Hatırlamaya devam ediyoruz. Anayasamızın eşitlik ilkesi nerede kaldı?. Devletin ülkesiyle, milletiyle bölünmez bütünlüğü nerede kaldı? Bunlar ayırımcılık değil midir?
Demokrasi, diğer bir tanımla, azınlık haklarının korunduğu sistemin adı değil midir? Bir ülkede, azınlıkların haklarını kullanabilme oranı o ülkedeki demokrasinin de göstergesidir. Bu tür ayırımcılıkları, " Demokratik, laik ve sosyal bir hukuk devleti" ilkeleriyle örtüştürmek mümkün mü?
"1936 Beyannamesi"
Biliyorsunuz, bu sorumumuz 1974 yılından bu yana devam ediyor.

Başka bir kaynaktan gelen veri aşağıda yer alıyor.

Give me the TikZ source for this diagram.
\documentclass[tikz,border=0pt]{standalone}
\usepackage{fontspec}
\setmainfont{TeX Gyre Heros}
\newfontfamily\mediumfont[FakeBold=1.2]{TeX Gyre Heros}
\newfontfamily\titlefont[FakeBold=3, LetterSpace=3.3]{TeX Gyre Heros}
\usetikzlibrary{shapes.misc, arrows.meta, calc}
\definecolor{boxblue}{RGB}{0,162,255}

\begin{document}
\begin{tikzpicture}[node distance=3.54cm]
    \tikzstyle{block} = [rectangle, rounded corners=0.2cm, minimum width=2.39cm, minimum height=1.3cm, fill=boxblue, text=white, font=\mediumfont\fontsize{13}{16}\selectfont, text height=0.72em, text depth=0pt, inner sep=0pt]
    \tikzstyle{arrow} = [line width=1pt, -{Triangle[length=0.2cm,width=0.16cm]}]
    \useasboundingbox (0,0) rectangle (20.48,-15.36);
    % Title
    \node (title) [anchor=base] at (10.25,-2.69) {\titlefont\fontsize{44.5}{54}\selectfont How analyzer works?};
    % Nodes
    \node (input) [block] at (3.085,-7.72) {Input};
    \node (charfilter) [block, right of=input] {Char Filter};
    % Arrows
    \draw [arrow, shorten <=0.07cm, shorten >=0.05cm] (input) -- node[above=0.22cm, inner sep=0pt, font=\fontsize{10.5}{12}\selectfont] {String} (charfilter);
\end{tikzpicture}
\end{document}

Bir yargı kararıyla, kurumlarımız 1936 yılındaki mal varlıklarıyla dondurulmuş. Kamuoyunda "1936 Beyannamesi" olarak bilinen ve sıkça gündeme gelen bir uygulama bu.
Çokça yazıldı, söylendi.
Bu süre içinde tüm cumhurbaşkanlarına, başbakanlara, başbakan yardımcılarına, ilgili devlet bakanlarına, üst düzey bürokratlara, siyasi parti başkanlarına; kısaca yönetim erkinin her kademesindeki ülke yöneticilerimize bu sorunumuz her vesileyle iletildi.
Çok sıcak karşılandı.
Ancak bu güne kadar bir sonuç aldığımızı söyleyemiyorum.

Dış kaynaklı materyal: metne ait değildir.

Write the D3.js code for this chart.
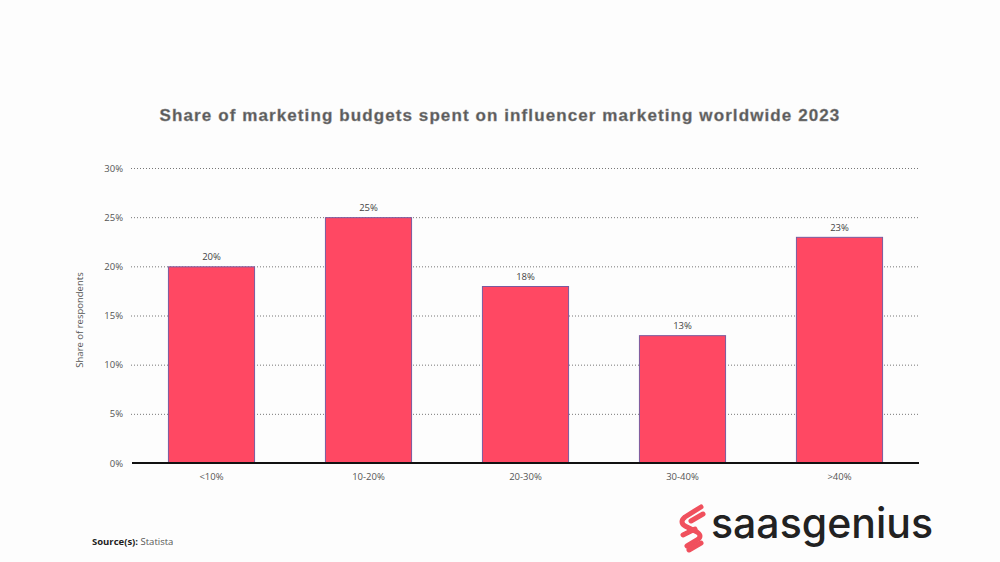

Uygulama geriye dönük devam ediyor
Hukuk mantığı ve eşitlik ilkeleriyle açıklayamayacağımız bu uygulamalar, halen devam ediyor. Üstelik 1936-1974 arasında bağışlananların, tapularının iptal edilmesi yönündeki, geriye dönük uygulamalar da devam ediyor.

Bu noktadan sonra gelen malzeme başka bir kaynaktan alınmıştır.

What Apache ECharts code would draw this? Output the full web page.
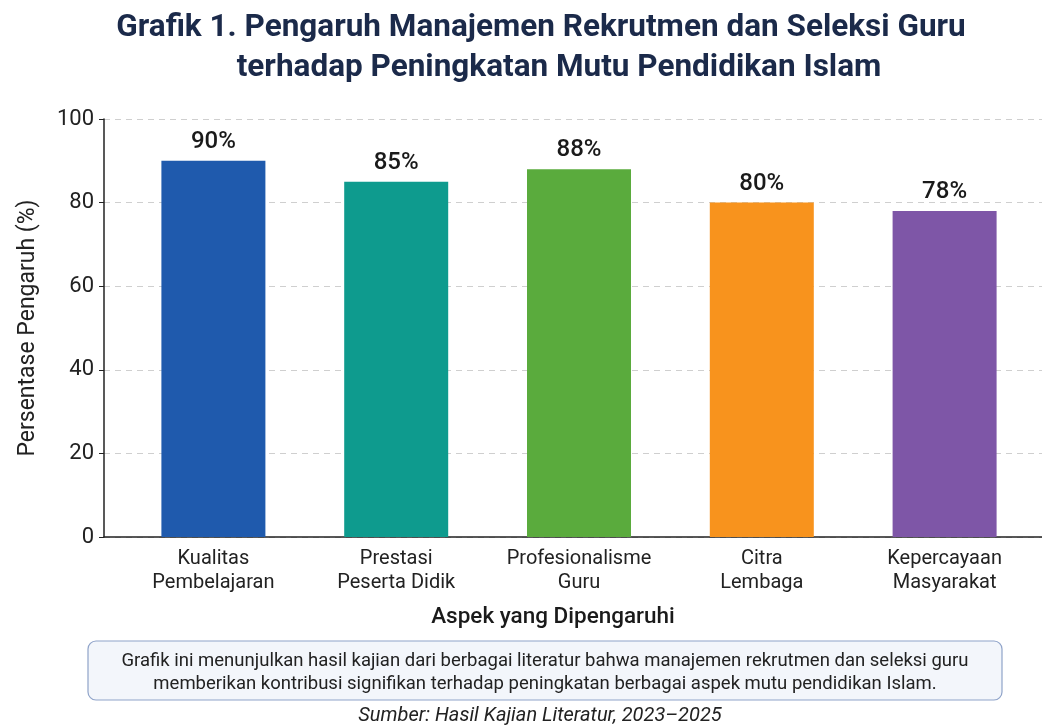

Bu şekilde 40 civarında mülkün tapularının iptal edildiğini de yine üzülerek tekrar ifade etmek istiyorum.
T.C. Anayasasının 10. maddesi aynen şöyle yazıyor:
"Herkes, dil, renk, cinsiyet, siyasi düşünce, felsefi inanç, din, mezhep ve benzeri sebeplerle ayırım gözetmeksizin kanun önünde eşittir. Hiçbir kişiye, aileye, zümreye veya sınıfa imtiyaz tanınamaz. Devlet organları ve idare makamları bütün işlemlerinde kanun önünde eşitlik ilkesine uygun olarak hareket etmek zorundadırlar."
"Anayasa'nın uygulanmasını istiyorum"
Benim de Anayasam olan Anayasamızın 10. maddesi böyle diyor. Ve ben, Anayasanın aynen uygulanmasını istiyorum dersem... Bu ülkeyi yönetenlerden, Anayasayı uygulayanlardan, çok şey mi istemiş olurum acaba? Ne dersiniz?